Lines of data:
____
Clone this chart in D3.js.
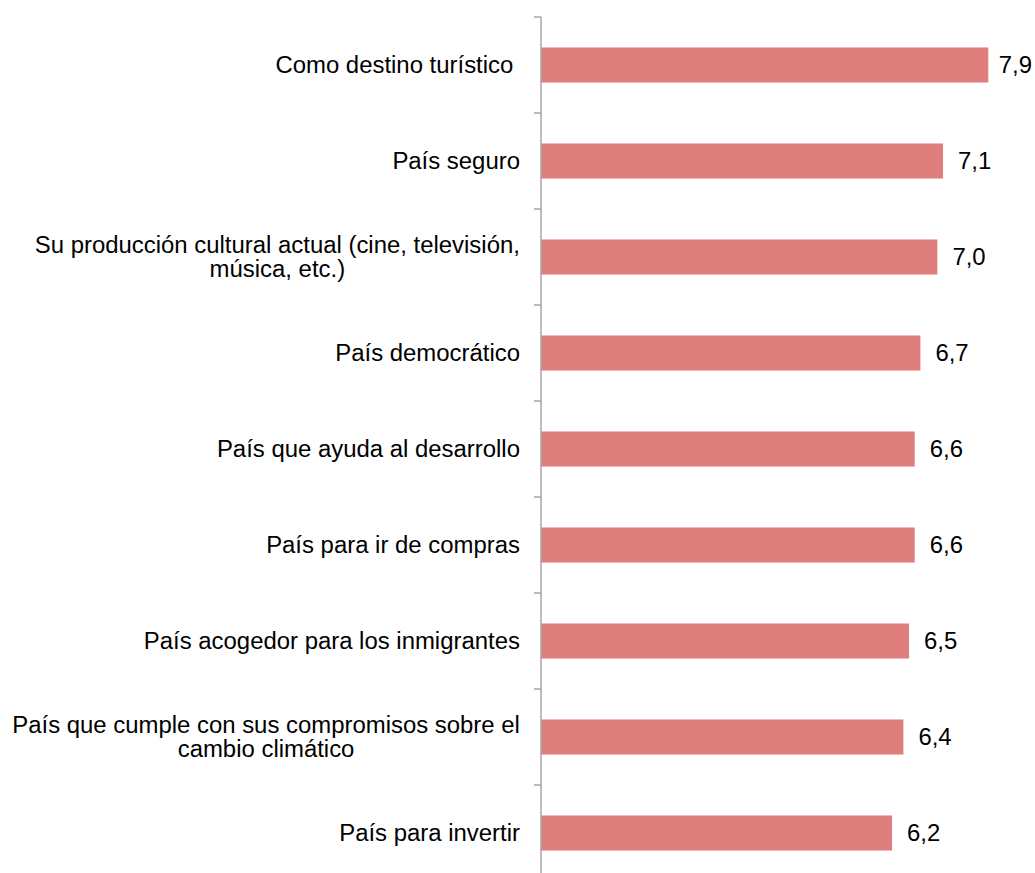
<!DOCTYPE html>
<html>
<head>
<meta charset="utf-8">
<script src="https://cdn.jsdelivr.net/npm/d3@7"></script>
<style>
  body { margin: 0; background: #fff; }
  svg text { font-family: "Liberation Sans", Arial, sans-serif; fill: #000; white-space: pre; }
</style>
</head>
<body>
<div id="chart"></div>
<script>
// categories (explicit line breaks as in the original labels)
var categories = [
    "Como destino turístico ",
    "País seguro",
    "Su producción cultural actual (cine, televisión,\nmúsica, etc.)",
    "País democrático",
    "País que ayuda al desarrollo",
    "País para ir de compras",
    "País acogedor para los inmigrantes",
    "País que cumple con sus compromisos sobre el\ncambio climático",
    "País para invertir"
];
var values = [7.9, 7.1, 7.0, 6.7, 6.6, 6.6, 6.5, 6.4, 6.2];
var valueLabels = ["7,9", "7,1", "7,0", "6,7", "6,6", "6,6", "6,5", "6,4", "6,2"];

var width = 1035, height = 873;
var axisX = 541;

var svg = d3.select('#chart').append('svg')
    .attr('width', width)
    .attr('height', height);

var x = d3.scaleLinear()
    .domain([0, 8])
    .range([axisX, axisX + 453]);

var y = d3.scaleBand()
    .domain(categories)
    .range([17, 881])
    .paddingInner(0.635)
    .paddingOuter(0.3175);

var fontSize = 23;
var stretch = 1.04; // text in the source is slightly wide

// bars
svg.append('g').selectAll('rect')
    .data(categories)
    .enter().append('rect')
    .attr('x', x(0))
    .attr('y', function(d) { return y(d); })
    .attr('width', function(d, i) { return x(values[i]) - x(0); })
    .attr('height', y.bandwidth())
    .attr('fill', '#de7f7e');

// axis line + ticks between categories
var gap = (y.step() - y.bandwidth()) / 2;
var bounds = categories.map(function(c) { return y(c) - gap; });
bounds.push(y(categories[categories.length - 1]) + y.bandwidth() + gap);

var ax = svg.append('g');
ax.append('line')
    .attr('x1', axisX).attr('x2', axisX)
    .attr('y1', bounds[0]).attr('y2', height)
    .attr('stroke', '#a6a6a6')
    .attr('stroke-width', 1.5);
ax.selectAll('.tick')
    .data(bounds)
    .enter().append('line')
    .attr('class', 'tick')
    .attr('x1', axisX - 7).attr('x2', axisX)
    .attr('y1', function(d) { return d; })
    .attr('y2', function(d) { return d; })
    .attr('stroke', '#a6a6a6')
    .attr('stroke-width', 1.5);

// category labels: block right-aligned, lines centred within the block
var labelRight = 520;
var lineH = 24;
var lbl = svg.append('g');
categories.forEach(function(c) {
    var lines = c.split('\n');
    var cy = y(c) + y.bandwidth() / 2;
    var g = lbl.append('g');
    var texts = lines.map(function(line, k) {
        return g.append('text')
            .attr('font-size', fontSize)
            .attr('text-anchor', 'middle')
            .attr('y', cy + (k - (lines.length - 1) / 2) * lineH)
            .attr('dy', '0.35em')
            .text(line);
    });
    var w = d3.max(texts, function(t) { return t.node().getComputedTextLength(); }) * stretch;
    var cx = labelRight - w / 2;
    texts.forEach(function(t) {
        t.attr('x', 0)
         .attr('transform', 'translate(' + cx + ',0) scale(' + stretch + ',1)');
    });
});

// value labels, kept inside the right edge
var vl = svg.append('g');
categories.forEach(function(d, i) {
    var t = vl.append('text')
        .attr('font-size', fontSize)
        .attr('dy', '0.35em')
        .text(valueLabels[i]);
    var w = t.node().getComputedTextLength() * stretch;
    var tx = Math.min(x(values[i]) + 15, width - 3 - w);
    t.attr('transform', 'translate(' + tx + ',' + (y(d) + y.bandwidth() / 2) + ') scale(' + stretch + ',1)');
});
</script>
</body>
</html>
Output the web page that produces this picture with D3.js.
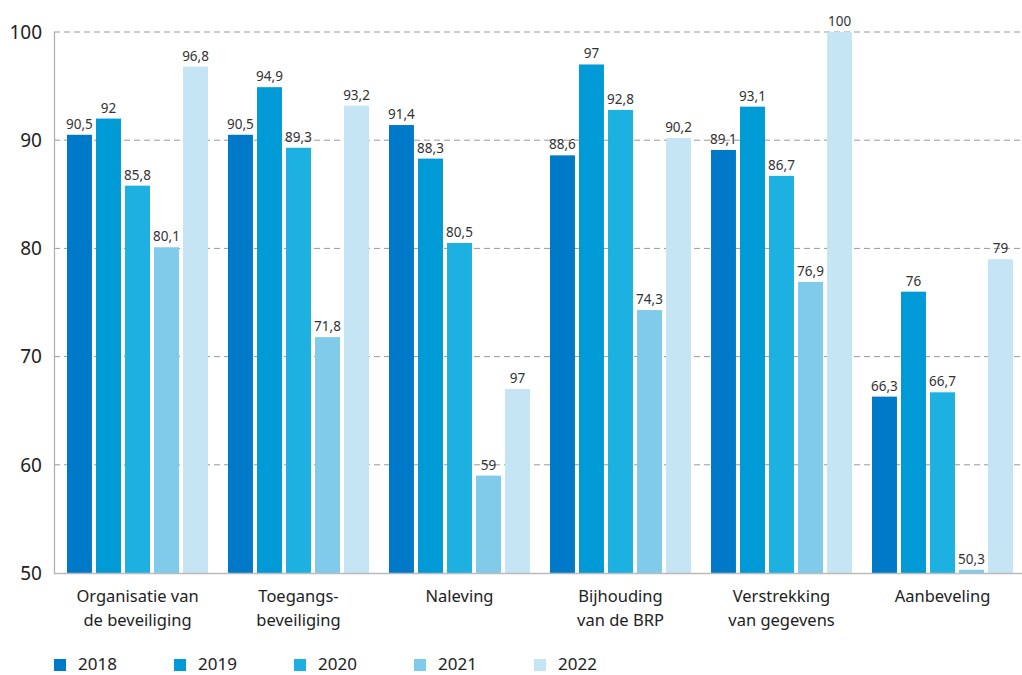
____
Directive »
Using the material above, report each line where "this" occurs.

Written response »
Clone this chart in D3.js.
Output the web page that produces this picture with D3.js.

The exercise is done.